As a college student on the brink of embarking on a professional career, I feel ready to enter and take on the ever-intimidating “real world” thanks to guidance from these mentors. So, I thought thought I would share some of the most valuable lessons they have taught me, in the interest of “sharing the wealth.” Whether you’re building a startup, expanding your blog or making a career change, these tips just might shape your mindset and the way you go about moving forward.
Speak with confidence, but not arrogance.
This is a piece of advice from Yuni, one of my mentors, who happens to be Chicory’s CEO and Co-Founder! At school, I am part of a startup incubator for student ventures, called Thought Into Action. The program matches students with mentors that have business expertise and knowledge to help us turn our ideas into reality. A couple of months ago, I was speaking about the progress I had made with my venture, Baking Connections. Afterwards, Yuni mentioned that I tend to speak with an upward inflection at the end of sentences. This communicates a tone of uncertainty in what I am saying. He advised me to speak with conviction. When speaking about something that you care so much about, you do indeed know what you are talking about. Just a couple weeks later, I was able to stand up on stage and pitch Baking Connections to a room of 150 people. It was easy to see that the confidence in my voice helped me stay relaxed and keep the audience engaged and excited about my presentation.
Asking questions is not a sign of weakness.
I have been lucky enough to work with some excellent co-workers and bosses at my current and previous internships. Upon entering a new work environment, I know I’m eager to impress our supervisors with our skills and knowledge. The issue is that too often, this desire actually holds us back. We try to figure out everything on our own and are afraid to ask questions, with the fear appearing incapable. Thankfully, upon entering new jobs, each of my supervisors has told me that it is okay to ask questions when I am lost. And so I do… without asking Hillary (Chicory’s Marketing Manager), about the best tools for scheduling tweets, I would be logging onto Twitter all night to post new content. Asking questions can shows that you are eager to learn, improve and grow as an employee and an individual.

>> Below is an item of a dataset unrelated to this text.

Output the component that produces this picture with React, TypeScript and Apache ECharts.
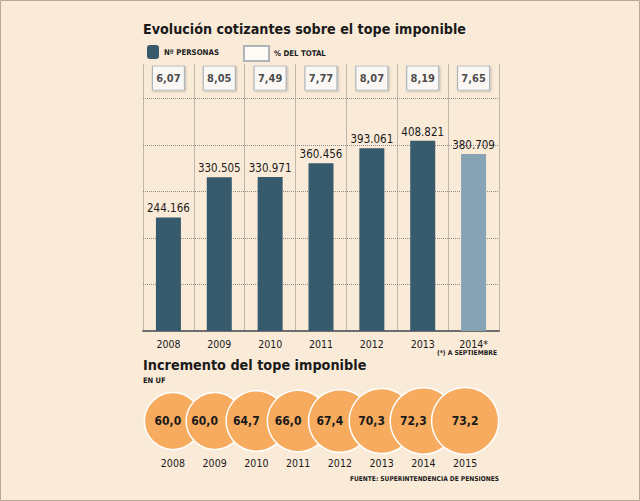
import React, { useEffect, useRef } from "react";
import * as echarts from "echarts";

const FONT = "'DejaVu Sans Condensed', 'DejaVu Sans', sans-serif";

// ---- Data ----
const years = ["2008", "2009", "2010", "2011", "2012", "2013", "2014*"];
const personas = [244166, 330505, 330971, 360456, 393061, 408821, 380709];
const pctTotal = [6.07, 8.05, 7.49, 7.77, 8.07, 8.19, 7.65];
const gridTicks = [100000, 200000, 300000, 400000, 500000];
const topeYears = ["2008", "2009", "2010", "2011", "2012", "2013", "2014", "2015"];
const topeUF = [60.0, 60.0, 64.7, 66.0, 67.4, 70.3, 72.3, 73.2];

const fmtThousands = (n: number) => String(n).replace(/\B(?=(\d{3})+(?!\d))/g, ".");
const fmtDec = (n: number, d: number) => n.toFixed(d).replace(".", ",");
const circleSize = (v: number) => 57 + (v - 60) * 0.76;

export default function App() {
  const ref = useRef<HTMLDivElement>(null);
  useEffect(() => {
    if (!ref.current) return;
    const chart = echarts.init(ref.current, undefined, { renderer: "svg" });
    const dark = "#1a1a1a";
    const lastIdx = topeUF.length - 1;
    chart.setOption({
      animation: false,
      backgroundColor: "#faead8",
      textStyle: { fontFamily: FONT },
      title: [
        {
          text: "Evolución cotizantes sobre el tope imponible",
          left: 143, top: 22, padding: 0,
          textStyle: { fontSize: 14.2, fontWeight: "bold", color: dark, fontFamily: FONT },
        },
        {
          text: "(*) A SEPTIEMBRE",
          right: 143, top: 349.5, padding: 0,
          textStyle: { fontSize: 6.7, fontWeight: "bold", color: dark, fontFamily: FONT },
        },
        {
          text: "Incremento del tope imponible",
          left: 143, top: 358, padding: 0,
          textStyle: { fontSize: 14.3, fontWeight: "bold", color: dark, fontFamily: FONT },
        },
        {
          text: "EN UF",
          left: 143, top: 376, padding: 0,
          textStyle: { fontSize: 7.5, fontWeight: "bold", color: dark, fontFamily: FONT },
        },
        {
          text: "FUENTE: SUPERINTENDENCIA DE PENSIONES",
          right: 141, top: 475.5, padding: 0,
          textStyle: { fontSize: 6.6, fontWeight: "bold", color: dark, fontFamily: FONT },
        },
      ],
      legend: [
        {
          data: ["Nº PERSONAS"], left: 147, top: 45, padding: 0,
          itemWidth: 12, itemHeight: 14, selectedMode: false,
          textStyle: { fontSize: 7.8, fontWeight: "bold", color: dark, fontFamily: FONT },
        },
        {
          data: ["% DEL TOTAL"], left: 243, top: 45, padding: 0,
          itemWidth: 25, itemHeight: 15, selectedMode: false,
          textStyle: { fontSize: 7.8, fontWeight: "bold", color: dark, fontFamily: FONT },
        },
      ],
      grid: [
        { left: 143, right: 141, top: 64, bottom: 170 },
        { left: 152, right: 154, top: 388, bottom: 47 },
      ],
      xAxis: [
        {
          gridIndex: 0, type: "category", data: years,
          axisLine: { lineStyle: { color: "#6e6e6e", width: 2 } },
          axisTick: { show: false },
          axisLabel: { color: dark, fontSize: 10.5, margin: 7, fontFamily: FONT },
          splitLine: { show: true, lineStyle: { color: "#bfb6ac", width: 1 } },
        },
        {
          gridIndex: 1, type: "category", data: topeYears,
          axisLine: { show: false }, axisTick: { show: false },
          axisLabel: { color: dark, fontSize: 10.5, margin: 3, fontFamily: FONT },
          splitLine: { show: false },
        },
      ],
      yAxis: [
        { gridIndex: 0, type: "value", min: 0, max: 574000, show: false },
        { gridIndex: 0, type: "value", min: 0, max: 1, show: false },
        { gridIndex: 1, type: "value", min: 0, max: 2, show: false },
      ],
      series: [
        {
          type: "bar", name: "Nº PERSONAS", xAxisIndex: 0, yAxisIndex: 0, barWidth: 25,
          itemStyle: { color: "#375a6c" },
          data: personas.map((v, i) =>
            i === personas.length - 1 ? { value: v, itemStyle: { color: "#88a3b3" } } : v
          ),
          label: {
            show: true, position: "top", distance: 3, fontSize: 11.5, color: dark, fontFamily: FONT,
            formatter: (p: any) => fmtThousands(p.value),
          },
          markLine: {
            silent: true, symbol: "none", z: 1, label: { show: false },
            lineStyle: { color: "#8c8c8c", type: "dotted", width: 1 },
            emphasis: { disabled: true },
            data: gridTicks.map((v) => ({ yAxis: v })),
          },
        },
        {
          type: "scatter", name: "% DEL TOTAL", xAxisIndex: 0, yAxisIndex: 1,
          symbol: "rect", symbolSize: [32, 24],
          itemStyle: {
            color: "#ffffff", borderColor: "#9aa6ae", borderWidth: 1,
            shadowColor: "rgba(0,0,0,0.25)", shadowBlur: 2, shadowOffsetX: 1, shadowOffsetY: 1,
          },
          data: pctTotal.map((p, i) => [i, 0.947]),
          label: {
            show: true, position: "inside", fontSize: 11, fontWeight: "bold", color: dark, fontFamily: FONT,
            formatter: (p: any) => fmtDec(pctTotal[p.dataIndex], 2),
          },
        },
        {
          type: "scatter", name: "tope", xAxisIndex: 1, yAxisIndex: 2,
          data: topeUF.map((v, i) => [i, 1, v]),
          symbolSize: (val: number[]) => circleSize(val[2]),
          itemStyle: { color: "#f6ab5e", borderColor: "#ffffff", borderWidth: 1.5, opacity: 1 },
          label: {
            show: true, position: "inside", fontSize: 12, fontWeight: "bold", color: dark, fontFamily: FONT,
            formatter: (p: any) => fmtDec(p.value[2], 1),
          },
          labelLayout: (p: any) => ({
            dx: p.dataIndex === 0 ? -5 : p.dataIndex === lastIdx ? 0 : -10,
          }),
        },
      ],
      graphic: [
        {
          type: "rect", silent: true, z: 100,
          shape: { x: 0.5, y: 0.5, width: 639, height: 500 },
          style: { fill: "none", stroke: "#b8a898", lineWidth: 1 },
        },
      ],
    });
    return () => chart.dispose();
  }, []);
  return (
    <div
      ref={ref}
      style={{ position: "absolute", left: 0, top: 0, width: 640, height: 501 }}
    />
  );
}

Speak up when you want or need something.
This tip relates to the point above, but also refers to life outside of work on the job. In my experience starting a business, I have found this mentor tip unbelievably helpful. From fundraising to asking for advice, you need to speak up if there is something you want or need. No one is capable of reading your mind. If you do not ask, you will not receive. When it comes to asking for help, be clear about what you need. There are plenty of people that want to see you succeed and are willing to help you get there, so speak up! Just as important, remember to show appreciation for those people that offer you their time and support. For me, this has been essential to growing my business. When I first got started, I knew that I wanted a professional logo, but did not have the design skills myself. All it took was a phone call to a graphic designer friend and boom! I had a new logo that I loved and still use today.
Get out there are talk to people.
Networking is one of the most powerful skills you can (and should) understand. Networking is about building relationships, NOT about getting what you want from new contacts. With relationships and connections comes advice and guidance, over time. Not sure where to start? Brainstorm a list of people you look up to, personally and professionally. Don’t be afraid to reach out over email or even LinkedIn. On December break during my Freshman year, I took a chance and emailed a friend of a friend that had just started a baking business. After some back and forth, she invited me to her home office, where I spent the day learning how to properly frost a chocolate cake and make buttercream roses. Let’s just say I was in heaven. A friendly hello and introduction can go a long way. Hop on a phone call or invite someone you admire out for coffee. Many great conversations start over a cup of joe! You never know who you might meet, quite possibly your next mentor!
Each of us has a lot to learn from others. Connecting with a great mentor can set you up for a lifetime of happiness and success. Whether you are trying to improve your blog, make a career change or figuring out your next move, look to mentors for advice and support. With any big or seemingly daunting transition in life, remember the words of my unofficial/dream mentor, Ina Garten: take risks! If it is not scary, anyone could do it!